A cena repete-se no tempo mudando apenas os intervenientes. Um homem, normalmente em pleno gozo da sua reforma, apresenta-se na nossa triagem:
-Então bom dia! Explique lá o motivo que o traz à urgência.
(a mulher responde) -Olhe Sr. Enfermeiro, ele tem-se sentido muito mal nestes últimos dias, tonto e mal-disposto e não come bem e também não dorme.
-Peço desculpa pela minha pergunta, mas o senhor não fala? Tem algum problema que não lhe permite ser ele mesmo a descrever as suas queixas?
(nesta altura o homem responde com um tímido "Não" mas é logo abafado pela esposa)
-Sabe sr. enfermeiro, ele não sabe queixar-se, não sabe o que tem.
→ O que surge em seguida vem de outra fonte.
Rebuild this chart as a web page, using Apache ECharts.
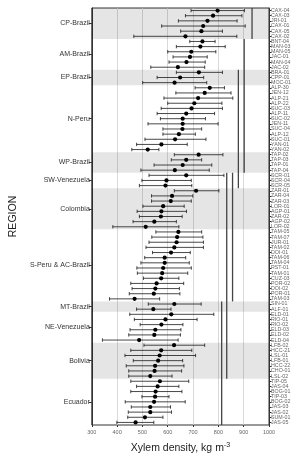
<!DOCTYPE html>
<html>
<head>
<meta charset="utf-8">
<script src="https://cdn.jsdelivr.net/npm/echarts@6/dist/echarts.min.js"></script>
<style>
  html, body { margin: 0; padding: 0; background: #fff; }
  #chart { width: 301px; height: 459px; }
</style>
</head>
<body>
<div id="chart"></div>
<script>
  // sites, top to bottom
  var sites = [
    'CAX-04','CAX-03','JRI-01','CAX-01','CAX-05','CAX-02',
    'BNT-04','MAN-03','MAN-05','JAC-01','MAN-04','JAC-02',
    'BRA-01','CPP-01','MOC-01',
    'ALP-30','JEN-12','ALP-21','ALP-22','SUC-03','ALP-11','SUC-02','JEN-11','SUC-04','ALP-12','SUC-01','YAN-01','YAN-02',
    'TAP-02','TAP-03','TAP-01','TAP-04',
    'SCR-01','SCR-04','SCR-05',
    'ZAR-01','ZAR-04','ZAR-03','LOR-01','AGP-01','ZAR-02','AGP-02','LOR-02',
    'TAM-05','TAM-07','JUR-01','TAM-02','DOI-01','TAM-06','TAM-04','RST-01','TAM-01','CUZ-03','POR-02','DOI-02','POR-01','TAM-03',
    'SIN-01','ALF-01',
    'ELD-01','RIO-01','RIO-02','ELD-03','ELD-02','ELD-04',
    'LFB-02','HCC-21','LSL-01','LFB-01','HCC-22','CHO-01','LSL-02',
    'TIP-05','JAS-04','BOG-01','TIP-03','BOG-02','JAS-03','JAS-02','SUM-01','JAS-05'
  ];
  var means = [
    797, 779, 757, 740, 733, 670,
    737, 729, 693, 688, 674, 640,
    723, 649, 627,
    766, 746, 720, 705, 694, 673, 659, 659, 658, 644, 629, 575, 521,
    722, 673, 659, 628,
    673, 595, 591,
    712, 617, 612, 582, 575, 573, 547, 513,
    642, 637, 635, 626, 613, 588, 588, 582, 578, 574, 556, 551, 545, 469,
    626, 543,
    614, 591, 575, 551, 547, 487,
    625, 574, 568, 562, 550, 548, 531,
    569, 560, 552, 550, 546, 531, 531, 510, 473
  ];
  var lows = [
    692, 670, 642, 576, 651, 466,
    687, 634, 600, 621, 605, 533,
    634, 558, 501,
    708, 632, 585, 600, 574, 558, 571, 522, 581, 581, 510, 477, 458,
    626, 614, 546, 494,
    526, 498, 488,
    626, 536, 536, 502, 479, 488, 463, 383,
    553, 537, 526, 514, 540, 509, 494, 478, 480, 504, 454, 459, 448, 370,
    523, 477,
    450, 468, 491, 451, 446, 342,
    506, 454, 431, 464, 436, 446, 446,
    454, 477, 454, 498, 432, 456, 444, 442, 399
  ];
  var highs = [
    903, 893, 874, 906, 816, 873,
    787, 827, 790, 756, 748, 746,
    816, 742, 754,
    824, 850, 857, 814, 816, 785, 749, 799, 734, 709, 751, 677, 565,
    818, 734, 774, 764,
    822, 693, 695,
    802, 699, 693, 665, 674, 657, 634, 644,
    734, 739, 741, 741, 689, 671, 685, 693, 679, 644, 663, 646, 648, 568,
    732, 613,
    782, 716, 660, 652, 650, 641,
    746, 695, 710, 659, 664, 655, 617,
    683, 644, 656, 605, 669, 611, 615, 581, 545
  ];

  var regions = ['CP-Brazil','AM-Brazil','EP-Brazil','N-Peru','WP-Brazil','SW-Venezuela','Colombia',
                 'S-Peru & AC-Brazil','MT-Brazil','NE-Venezuela','Bolivia','Ecuador'];
  var regionSizes = [6, 6, 3, 13, 4, 3, 8, 14, 2, 6, 7, 9];

  // homogeneous groups (vertical lines): density, first site row, last site row
  var groupX = [933, 902, 879, 856, 833, 813];
  var groupFrom = [0, 6, 12, 32, 32, 57];
  var groupTo = [5, 31, 34, 56, 71, 80];

  var xTicks = [300, 400, 500, 600, 700, 800, 900, 1000];

  // region labels on a half-row axis, grey bands on every other region
  var regionAxis = [];
  for (var k = 0; k <= sites.length * 2; k++) regionAxis.push('');
  var bands = [];
  var start = 0;
  regions.forEach(function (r, i) {
    var end = start + regionSizes[i] - 1;
    regionAxis[start + end + 1] = r;
    if (i % 2 === 0) bands.push([xTicks[0], start, end]);
    start = end + 1;
  });

  var barData = sites.map(function (s, i) {
    return [means[i], i, lows[i], highs[i]];
  });
  var lineData = groupX.map(function (x, i) {
    return [x, groupFrom[i], groupTo[i]];
  });

  function renderBand(params, api) {
    var h = api.size([0, 1])[1];
    var top = api.coord([api.value(0), api.value(1)])[1] - h / 2;
    var bot = api.coord([api.value(0), api.value(2)])[1] + h / 2;
    var cs = params.coordSys;
    return {
      type: 'rect',
      shape: { x: cs.x, y: top, width: cs.width, height: bot - top },
      style: { fill: 'rgba(0,0,0,0.1)' },
      silent: true
    };
  }

  function renderGroupLine(params, api) {
    var h = api.size([0, 1])[1];
    var p1 = api.coord([api.value(0), api.value(1)]);
    var p2 = api.coord([api.value(0), api.value(2)]);
    return {
      type: 'line',
      shape: { x1: p1[0], y1: p1[1] - h / 2, x2: p2[0], y2: p2[1] + h / 2 },
      style: { stroke: '#444', lineWidth: 1.3 }
    };
  }

  function renderBar(params, api) {
    var row = api.value(1);
    var pm = api.coord([api.value(0), row]);
    var pl = api.coord([api.value(2), row]);
    var ph = api.coord([api.value(3), row]);
    var cap = 1.7;
    var st = { stroke: '#1a1a1a', lineWidth: 0.8 };
    return {
      type: 'group',
      children: [
        { type: 'line', shape: { x1: pl[0], y1: pm[1], x2: ph[0], y2: pm[1] }, style: st },
        { type: 'line', shape: { x1: pl[0], y1: pm[1] - cap, x2: pl[0], y2: pm[1] + cap }, style: st },
        { type: 'line', shape: { x1: ph[0], y1: pm[1] - cap, x2: ph[0], y2: pm[1] + cap }, style: st },
        { type: 'circle', shape: { cx: pm[0], cy: pm[1], r: 2.1 }, style: { fill: '#000' } }
      ]
    };
  }

  var myChart = echarts.init(document.getElementById('chart'));
  var option = {
    animation: false,
    grid: {
      left: 68, right: 32, top: 8, bottom: 31,
      show: true, borderColor: '#333', borderWidth: 1
    },
    xAxis: {
      type: 'value',
      min: 300, max: 1000, interval: 100,
      axisLine: { lineStyle: { color: '#333' } },
      axisTick: { show: true, length: 2, lineStyle: { color: '#333' } },
      axisLabel: {
        fontSize: 5.5, color: '#666', margin: 4, fontFamily: 'Liberation Sans',
        formatter: function (v) { return String(v); }
      },
      splitLine: { show: true, lineStyle: { color: '#cfcfcf', width: 0.8 } },
      name: '{a|Xylem density, kg m}{b|-3}',
      nameLocation: 'middle',
      nameGap: 17,
      nameTextStyle: {
        rich: {
          a: { fontSize: 10.5, color: '#222', fontFamily: 'Liberation Sans' },
          b: { fontSize: 7, color: '#222', fontFamily: 'Liberation Sans', verticalAlign: 'top', padding: [0, 0, 6, 0] }
        }
      }
    },
    yAxis: [
      {
        type: 'category',
        data: sites,
        inverse: true,
        position: 'right',
        axisLine: { lineStyle: { color: '#333' } },
        axisTick: { show: true, alignWithLabel: true, interval: 0, length: 2.5, lineStyle: { color: '#333' } },
        axisLabel: { interval: 0, fontSize: 5.3, color: '#666', margin: 2, fontFamily: 'Liberation Sans' },
        splitLine: { show: false }
      },
      {
        type: 'category',
        data: regionAxis,
        boundaryGap: false,
        inverse: true,
        position: 'left',
        axisLine: { lineStyle: { color: '#333' } },
        axisTick: {
          show: true, length: 3, lineStyle: { color: '#333' },
          interval: function (i, v) { return v !== ''; }
        },
        axisLabel: { interval: 0, fontSize: 7, color: '#333', margin: 2, fontFamily: 'Liberation Sans' },
        splitLine: { show: false },
        name: 'REGION',
        nameLocation: 'middle',
        nameRotate: 90,
        nameGap: 58,
        nameTextStyle: { fontSize: 10.5, color: '#222', fontFamily: 'Liberation Sans' }
      }
    ],
    series: [
      {
        type: 'custom',
        renderItem: renderBand,
        data: bands,
        encode: { x: 0, y: [1, 2] },
        z: 1
      },
      {
        type: 'custom',
        renderItem: renderGroupLine,
        data: lineData,
        encode: { x: 0, y: [1, 2] },
        z: 2
      },
      {
        type: 'custom',
        renderItem: renderBar,
        data: barData,
        encode: { x: [0, 2, 3], y: 1 },
        z: 3
      }
    ]
  };
  myChart.setOption(option);
</script>
</body>
</html>
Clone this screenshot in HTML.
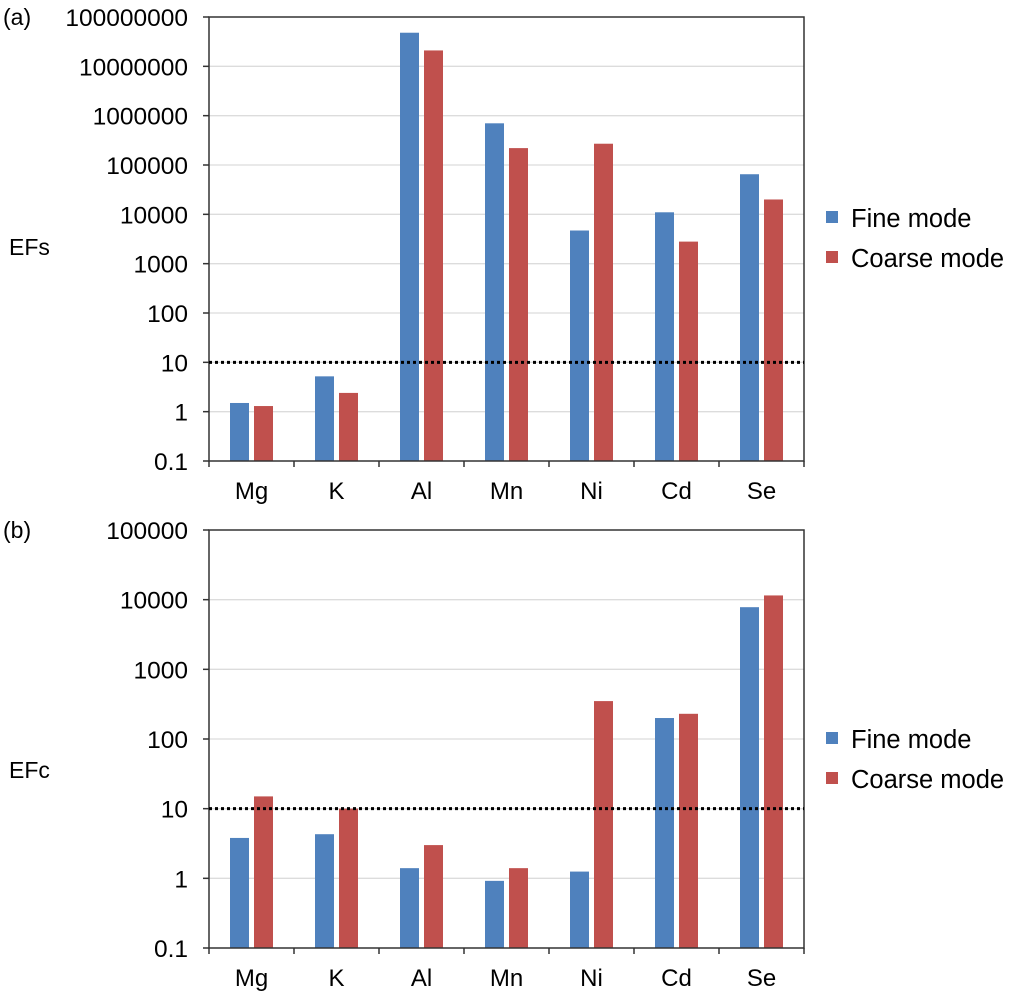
<!DOCTYPE html>
<html><head><meta charset="utf-8"><style>
html,body{margin:0;padding:0;background:#fff;}
svg{display:block;font-family:"Liberation Sans",Arial,sans-serif;}
</style></head><body>
<svg id="s" width="1020" height="994" xmlns="http://www.w3.org/2000/svg"></svg>
<script>
const s=document.getElementById('s');let h='';
const cats=['Mg','K','Al','Mn','Ni','Cd','Se'];
function chart(top,bot,dmin,dmax,labels,fine,coarse,ylab,tag,legY,ylabY){
  const x0=209,x1=804,cw=85,n=dmax-dmin,pd=(bot-top)/n;
  const Y=v=>bot-(Math.log10(v)-dmin)*pd;
  h+=`<text x="3" y="${top+8}" font-size="23">${tag}</text>`;
  h+=`<text x="9" y="${ylabY}" font-size="23">${ylab}</text>`;
  for(let i=0;i<=n;i++){const y=bot-i*pd;
    if(i>0&&i<n)h+=`<line x1="${x0}" x2="${x1}" y1="${y}" y2="${y}" stroke="#dcdcdc" stroke-width="1.3"/>`;
    h+=`<line x1="${x0-6}" x2="${x0}" y1="${y}" y2="${y}" stroke="#333" stroke-width="1.5"/>`;
    h+=`<text x="188" y="${y+9}" font-size="24.5" text-anchor="end">${labels[i]}</text>`;}
  cats.forEach((c,i)=>{const cx=x0+i*cw;
    const yf=Y(fine[i]),yc=Y(coarse[i]);
    h+=`<rect x="${cx+21}" y="${yf}" width="19" height="${bot-yf}" fill="#4f81bd"/>`;
    h+=`<rect x="${cx+45}" y="${yc}" width="19" height="${bot-yc}" fill="#c0504d"/>`;
    h+=`<line x1="${cx+cw}" x2="${cx+cw}" y1="${bot}" y2="${bot+6}" stroke="#333" stroke-width="1.5"/>`;
    h+=`<text x="${cx+cw/2}" y="${bot+38}" font-size="24" text-anchor="middle">${c}</text>`;});
  h+=`<line x1="${x0}" x2="${x0}" y1="${bot+6}" y2="${bot}" stroke="#333" stroke-width="1.5"/>`;
  h+=`<rect x="${x0}" y="${top}" width="${x1-x0}" height="${bot-top}" fill="none" stroke="#333" stroke-width="1.5"/>`;
  const y10=Y(10);
  h+=`<line x1="${x0}" x2="${x1}" y1="${y10}" y2="${y10}" stroke="#000" stroke-width="3" stroke-dasharray="3,3"/>`;
  h+=`<rect x="826" y="${legY}" width="12" height="12" fill="#4f81bd"/>`;
  h+=`<text x="851" y="${legY+16}" font-size="25.5">Fine mode</text>`;
  h+=`<rect x="826" y="${legY+40}" width="12" height="12" fill="#c0504d"/>`;
  h+=`<text x="851" y="${legY+56}" font-size="25.5">Coarse mode</text>`;
}
chart(17,461,-1,8,['0.1','1','10','100','1000','10000','100000','1000000','10000000','100000000'],
 [1.5,5.2,4.8e7,7e5,4700,11000,65000],[1.3,2.4,2.1e7,2.2e5,2.7e5,2800,20000],'EFs','(a)',211,255);
chart(530,948,-1,5,['0.1','1','10','100','1000','10000','100000'],
 [3.8,4.3,1.4,0.92,1.25,200,7800],[15,10,3,1.4,350,230,11500],'EFc','(b)',732,778);
s.innerHTML=h;
</script>
</body></html>
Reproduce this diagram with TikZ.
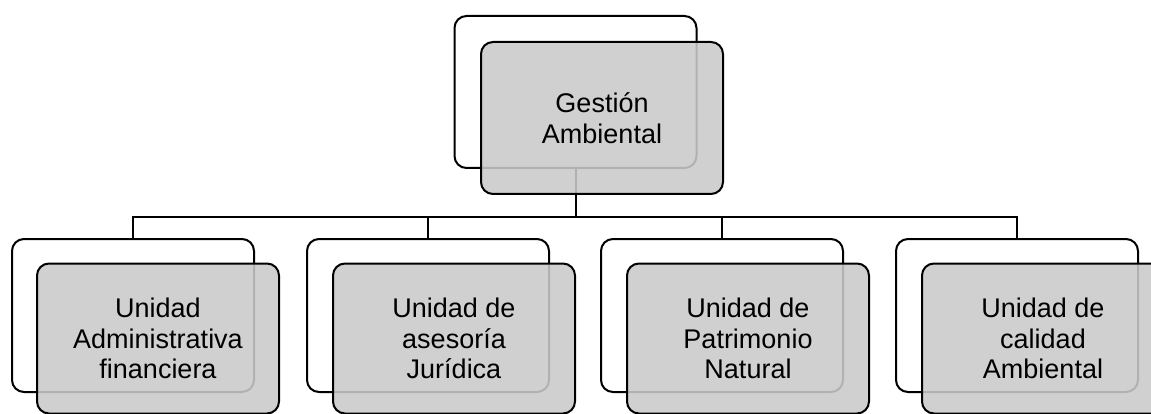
\documentclass[tikz,border=0pt]{standalone}
\usepackage{fontspec}
\setmainfont{Liberation Sans}
\definecolor{frontgray}{RGB}{202,202,202}
\begin{document}
\begin{tikzpicture}[x=1pt,y=-1pt,
  backbox/.style={draw=black, line width=2pt, rounded corners=12pt, fill=white,
    minimum width=242pt, minimum height=153pt, inner sep=0pt},
  frontbox/.style={draw=black, line width=2pt, rounded corners=12pt, fill=frontgray,
    fill opacity=0.88, text opacity=1, minimum width=242pt, minimum height=150pt,
    inner sep=0pt, align=center, font=\fontsize{27}{30.5}\selectfont},
  conn/.style={draw=black, line width=2pt}]
\useasboundingbox (0,0) rectangle (1151,414);
\clip (0,0) rectangle (1151,414);
% back boxes
\node[backbox, minimum height=152pt] (tb) at (575.5,92) {};
\node[backbox] (c1b) at (133,315.5) {};
\node[backbox] (c2b) at (428,315.5) {};
\node[backbox] (c3b) at (722,315.5) {};
\node[backbox] (c4b) at (1017,315.5) {};
% connectors
\coordinate (bus) at (575.5,217);
\draw[conn] (tb.south) -- (bus);
\draw[conn] (c1b.north) |- (bus) -| (c4b.north);
\draw[conn] (c2b.north) -- (c2b.north |- bus);
\draw[conn] (c3b.north) -- (c3b.north |- bus);
% front boxes
\node[frontbox, minimum height=152pt] (tf) at (602,118) {Gestión\\Ambiental};
\node[frontbox] (c1f) at (158,338.5) {Unidad\\Administrativa\\financiera};
\node[frontbox] (c2f) at (454,338.5) {Unidad de\\asesoría\\Jurídica};
\node[frontbox] (c3f) at (748,338.5) {Unidad de\\Patrimonio\\Natural};
\node[frontbox] (c4f) at (1043,338.5) {Unidad de\\calidad\\Ambiental};
\end{tikzpicture}
\end{document}
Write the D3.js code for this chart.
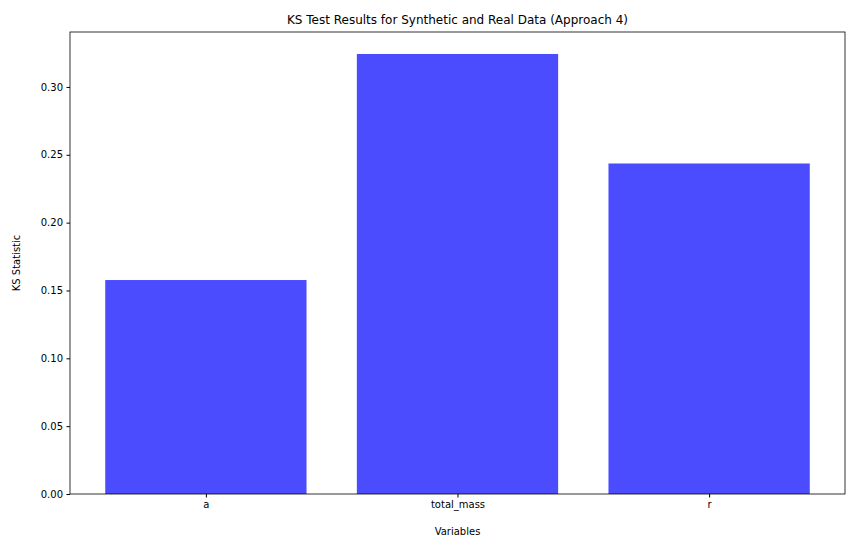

-Mas a senhora sabe? Afinal quem é que está doente? Parece-me que é ele...
-Pois é mas ele não sabe!
Esta última frase é dita no tom inconfundível de "quem manda lá em casa sou eu e por isso eu é que sei o que ele tem" e o marido já olha para a mulher com aquele não menos inconfundível olhar de "chiça mulher, cala-te lá de uma vez por todas! Rais' parta o dia em que me casei contigo, iiiiirra!". E, acto contínuo peço à senhora que aguarde na sala de espera enquanto eu falo com o doente sem ter uma terceira pessoa a traduzir. O que acontece a seguir é ainda mais hilariante (ou irritante, depende do dia em que me encontro!): a mulher prostra-se atrás da porta a ouvir a conversa e interrompe sempre que julga necessário, alvitrando as mais sapientes sentenças "ele a mim não me disse isso, olhe que ele sofre do coração, tem a diabetes alta" entre outras coisas! No final de tudo interroga o já farto dela -marido "disseste que te doía o braço, falaste da próstata, viram-te a tensão, falaste da operação aos testículos em 1940?" ao que o marido responde com um "Siiiiiiiiim mulher..." enquanto rola declaradamente os olhos. Não satisfeita, a mulher dirige-se a mim para aplicar a mesma técnica de tortura por perguntas até à exaustão!
Hoje, a um desses desgraçados, pedi que fosse urinar para um copo para que pudéssemos analisar a urina. O olhar dele quando a mulher, alto e bom som em plena sala de espera repleta de pessoas lhe perguntou "Precisas de ajuda?" foi impagável! Juro que, por um momento, aquele homem teve um impulso homicida!